**What you are asked to do:** Without the pictures, print the lines running from the beginning of the material to the line containing "Chart.register(...registerables);", both ends included.

**Material provided:**
________________________________________

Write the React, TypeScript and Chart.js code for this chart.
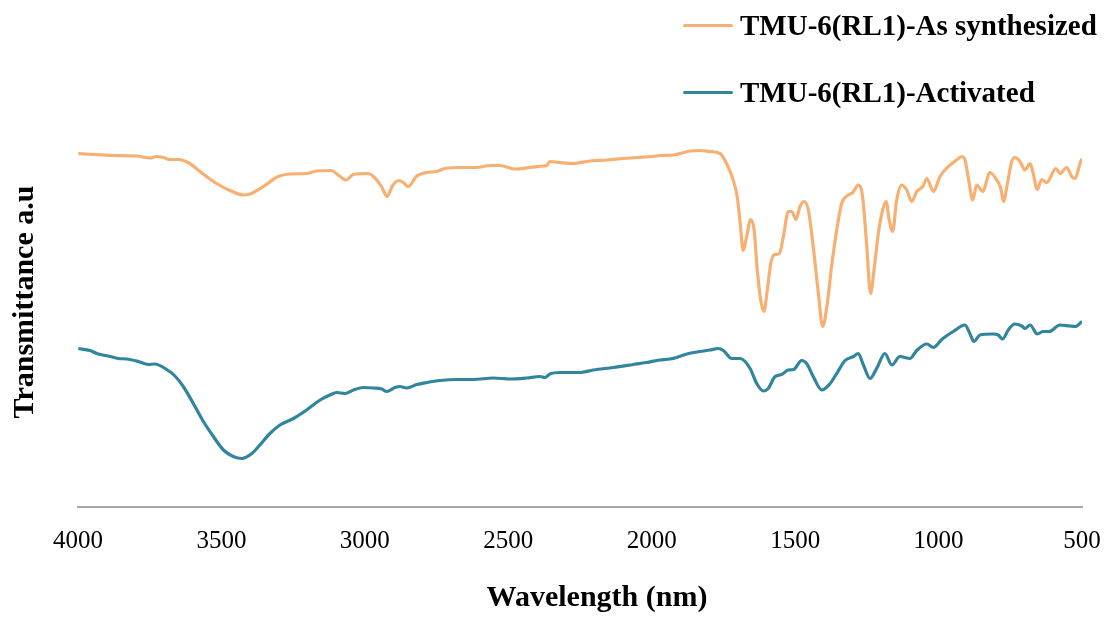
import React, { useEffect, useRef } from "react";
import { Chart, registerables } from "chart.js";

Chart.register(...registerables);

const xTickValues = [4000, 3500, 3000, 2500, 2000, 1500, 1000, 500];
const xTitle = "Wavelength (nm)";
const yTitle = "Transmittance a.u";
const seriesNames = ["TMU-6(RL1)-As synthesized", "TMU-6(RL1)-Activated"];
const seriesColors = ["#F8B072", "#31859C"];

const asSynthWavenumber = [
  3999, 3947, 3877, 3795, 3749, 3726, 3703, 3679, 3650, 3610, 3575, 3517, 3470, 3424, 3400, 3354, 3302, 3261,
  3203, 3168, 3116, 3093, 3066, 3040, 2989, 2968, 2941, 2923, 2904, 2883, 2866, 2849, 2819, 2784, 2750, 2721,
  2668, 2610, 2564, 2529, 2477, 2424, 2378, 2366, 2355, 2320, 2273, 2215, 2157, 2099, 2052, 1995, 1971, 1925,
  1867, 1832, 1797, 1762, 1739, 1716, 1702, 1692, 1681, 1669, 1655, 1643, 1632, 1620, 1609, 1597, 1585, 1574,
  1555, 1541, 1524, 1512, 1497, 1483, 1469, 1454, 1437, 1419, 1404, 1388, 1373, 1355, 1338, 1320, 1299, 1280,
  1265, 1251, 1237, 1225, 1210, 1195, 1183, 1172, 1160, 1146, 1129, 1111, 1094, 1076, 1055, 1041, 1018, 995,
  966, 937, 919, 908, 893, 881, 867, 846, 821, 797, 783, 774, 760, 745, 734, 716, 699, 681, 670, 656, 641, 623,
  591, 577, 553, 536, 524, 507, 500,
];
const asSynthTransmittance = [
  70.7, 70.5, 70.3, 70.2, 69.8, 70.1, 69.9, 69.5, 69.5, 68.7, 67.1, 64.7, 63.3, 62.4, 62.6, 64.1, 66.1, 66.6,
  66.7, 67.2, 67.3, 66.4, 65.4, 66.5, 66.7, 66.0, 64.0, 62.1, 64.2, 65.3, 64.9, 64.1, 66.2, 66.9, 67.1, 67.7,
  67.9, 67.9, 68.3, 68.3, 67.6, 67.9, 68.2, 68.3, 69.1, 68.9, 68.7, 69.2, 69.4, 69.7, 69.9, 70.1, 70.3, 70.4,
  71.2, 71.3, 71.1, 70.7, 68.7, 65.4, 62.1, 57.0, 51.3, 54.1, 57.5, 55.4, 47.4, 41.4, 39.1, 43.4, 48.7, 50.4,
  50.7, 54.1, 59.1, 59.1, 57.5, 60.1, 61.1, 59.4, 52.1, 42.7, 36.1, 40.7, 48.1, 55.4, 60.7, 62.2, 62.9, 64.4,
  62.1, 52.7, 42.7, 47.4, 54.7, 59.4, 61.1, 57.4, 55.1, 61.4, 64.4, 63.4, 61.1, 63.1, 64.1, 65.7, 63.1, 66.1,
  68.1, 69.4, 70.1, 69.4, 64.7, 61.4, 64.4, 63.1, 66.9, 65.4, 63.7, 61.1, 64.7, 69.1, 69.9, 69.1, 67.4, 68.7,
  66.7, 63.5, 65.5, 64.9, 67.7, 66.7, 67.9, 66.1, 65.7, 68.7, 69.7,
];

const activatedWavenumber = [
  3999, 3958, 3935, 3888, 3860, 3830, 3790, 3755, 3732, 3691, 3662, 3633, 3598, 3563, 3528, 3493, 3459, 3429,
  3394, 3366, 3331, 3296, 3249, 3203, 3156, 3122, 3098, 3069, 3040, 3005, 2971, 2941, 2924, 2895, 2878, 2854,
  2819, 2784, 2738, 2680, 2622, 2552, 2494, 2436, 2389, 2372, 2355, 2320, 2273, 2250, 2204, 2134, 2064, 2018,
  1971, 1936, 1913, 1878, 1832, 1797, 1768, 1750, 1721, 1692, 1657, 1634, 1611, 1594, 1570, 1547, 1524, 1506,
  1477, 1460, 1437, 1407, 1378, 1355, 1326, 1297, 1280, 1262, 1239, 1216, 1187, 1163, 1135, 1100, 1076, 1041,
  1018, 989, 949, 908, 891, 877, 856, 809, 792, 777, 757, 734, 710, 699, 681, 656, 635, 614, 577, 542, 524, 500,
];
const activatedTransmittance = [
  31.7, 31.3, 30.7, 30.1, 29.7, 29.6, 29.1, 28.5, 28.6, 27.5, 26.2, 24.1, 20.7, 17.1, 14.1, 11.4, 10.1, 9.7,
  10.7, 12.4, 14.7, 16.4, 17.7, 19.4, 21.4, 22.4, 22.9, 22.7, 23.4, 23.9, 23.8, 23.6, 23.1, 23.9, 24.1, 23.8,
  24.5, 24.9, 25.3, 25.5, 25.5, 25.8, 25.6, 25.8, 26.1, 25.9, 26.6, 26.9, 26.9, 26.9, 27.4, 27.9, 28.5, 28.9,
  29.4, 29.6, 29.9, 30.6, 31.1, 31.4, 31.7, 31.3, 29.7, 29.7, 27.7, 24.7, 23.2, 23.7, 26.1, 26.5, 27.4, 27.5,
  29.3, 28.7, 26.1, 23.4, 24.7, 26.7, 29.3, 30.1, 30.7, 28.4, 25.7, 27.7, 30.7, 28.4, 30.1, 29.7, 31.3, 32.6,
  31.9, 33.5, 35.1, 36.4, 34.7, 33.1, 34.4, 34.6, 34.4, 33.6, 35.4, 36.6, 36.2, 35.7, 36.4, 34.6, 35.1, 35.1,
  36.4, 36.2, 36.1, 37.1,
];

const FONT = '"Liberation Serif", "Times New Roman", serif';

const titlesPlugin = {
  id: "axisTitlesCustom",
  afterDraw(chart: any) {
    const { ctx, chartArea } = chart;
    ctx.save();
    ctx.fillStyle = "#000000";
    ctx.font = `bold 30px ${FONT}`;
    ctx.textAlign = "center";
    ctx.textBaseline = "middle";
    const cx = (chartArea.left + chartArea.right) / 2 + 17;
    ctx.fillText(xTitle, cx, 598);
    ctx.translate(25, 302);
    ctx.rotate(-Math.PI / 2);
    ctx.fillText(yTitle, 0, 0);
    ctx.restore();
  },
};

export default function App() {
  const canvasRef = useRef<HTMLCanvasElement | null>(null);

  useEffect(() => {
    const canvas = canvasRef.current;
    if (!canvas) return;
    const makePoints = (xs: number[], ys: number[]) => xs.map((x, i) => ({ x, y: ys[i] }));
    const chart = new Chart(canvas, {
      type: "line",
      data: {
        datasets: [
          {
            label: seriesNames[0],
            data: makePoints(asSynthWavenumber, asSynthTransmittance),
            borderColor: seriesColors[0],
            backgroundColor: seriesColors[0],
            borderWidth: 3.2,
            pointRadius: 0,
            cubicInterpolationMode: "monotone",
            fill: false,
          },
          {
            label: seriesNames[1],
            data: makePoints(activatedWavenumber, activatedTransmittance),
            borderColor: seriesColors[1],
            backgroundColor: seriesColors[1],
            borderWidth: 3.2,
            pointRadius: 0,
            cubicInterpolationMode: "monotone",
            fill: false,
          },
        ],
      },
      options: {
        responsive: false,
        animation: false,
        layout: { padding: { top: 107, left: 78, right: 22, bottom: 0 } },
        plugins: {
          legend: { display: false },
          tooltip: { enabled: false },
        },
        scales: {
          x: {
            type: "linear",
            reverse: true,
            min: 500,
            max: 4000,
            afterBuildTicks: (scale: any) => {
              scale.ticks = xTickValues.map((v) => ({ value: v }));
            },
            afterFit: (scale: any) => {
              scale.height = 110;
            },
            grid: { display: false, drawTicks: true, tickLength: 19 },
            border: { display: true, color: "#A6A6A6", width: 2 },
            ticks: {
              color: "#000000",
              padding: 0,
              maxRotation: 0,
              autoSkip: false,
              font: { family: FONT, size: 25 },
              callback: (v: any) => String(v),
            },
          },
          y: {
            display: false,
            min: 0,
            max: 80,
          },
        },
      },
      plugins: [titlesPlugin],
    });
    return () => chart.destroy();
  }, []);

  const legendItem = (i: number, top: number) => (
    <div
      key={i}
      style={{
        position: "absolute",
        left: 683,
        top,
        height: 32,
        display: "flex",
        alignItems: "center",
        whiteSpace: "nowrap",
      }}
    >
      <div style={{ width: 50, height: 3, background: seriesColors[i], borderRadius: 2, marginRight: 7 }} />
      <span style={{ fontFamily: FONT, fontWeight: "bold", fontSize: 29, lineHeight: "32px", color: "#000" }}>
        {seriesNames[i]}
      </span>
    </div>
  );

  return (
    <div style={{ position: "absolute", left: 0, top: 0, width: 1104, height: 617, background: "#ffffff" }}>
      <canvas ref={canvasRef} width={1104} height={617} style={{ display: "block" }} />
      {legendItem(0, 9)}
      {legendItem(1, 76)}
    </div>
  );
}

________________________________________

**Problem solution:**
Write the React, TypeScript and Chart.js code for this chart.
import React, { useEffect, useRef } from "react";
import { Chart, registerables } from "chart.js";

Chart.register(...registerables);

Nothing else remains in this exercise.